The Rwanda Seismic Monitor reported on its Twitter account several quakes Tuesday, including a 5.3-magnitude quake in the borderlands between Rwanda and the eastern DRC, near Mount Nyiragongo. The quakes have raised fears among locals that the volcano could erupt again.
Mount Nyiragongo — one of Africa’s most active — erupted Saturday for the first time since 2002, sending a river of lava downhill toward Goma, a city of some 2 million people 13 kilometers away. The molten rock stopped a few hundred meters short of city limits, but not before it destroyed about 1,000 homes, officials said.
At a briefing in Geneva, U.N. Refugee Agency (UNHCR) spokesman Boris Cheshirkov told reporters that 32 people died in incidents related to the eruption, including seven people killed by lava and five asphyxiated by gas.
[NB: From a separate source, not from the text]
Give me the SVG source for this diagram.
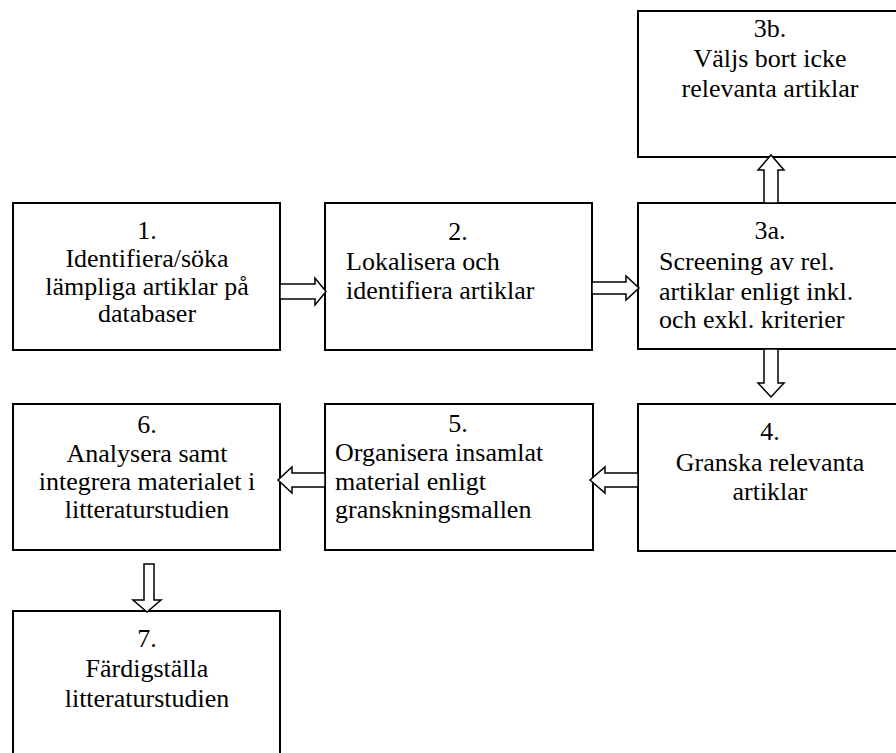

He said two villages on Goma’s northern tip were destroyed, and two others were partially covered by lava. Several neighborhoods were left without electricity, and there are fears of water shortages.
Cheshirkov briefed reporters following a joint evaluation involving the DRC government, the United Nations and other humanitarian agencies. UNICEF reported that more than 150 children were separated from their families amid the chaos and more than 170 children are feared missing.
Along with the tremors, the UNHCR reports the lava lake in the volcano's crater appears to have refilled, adding to fears of a second eruption.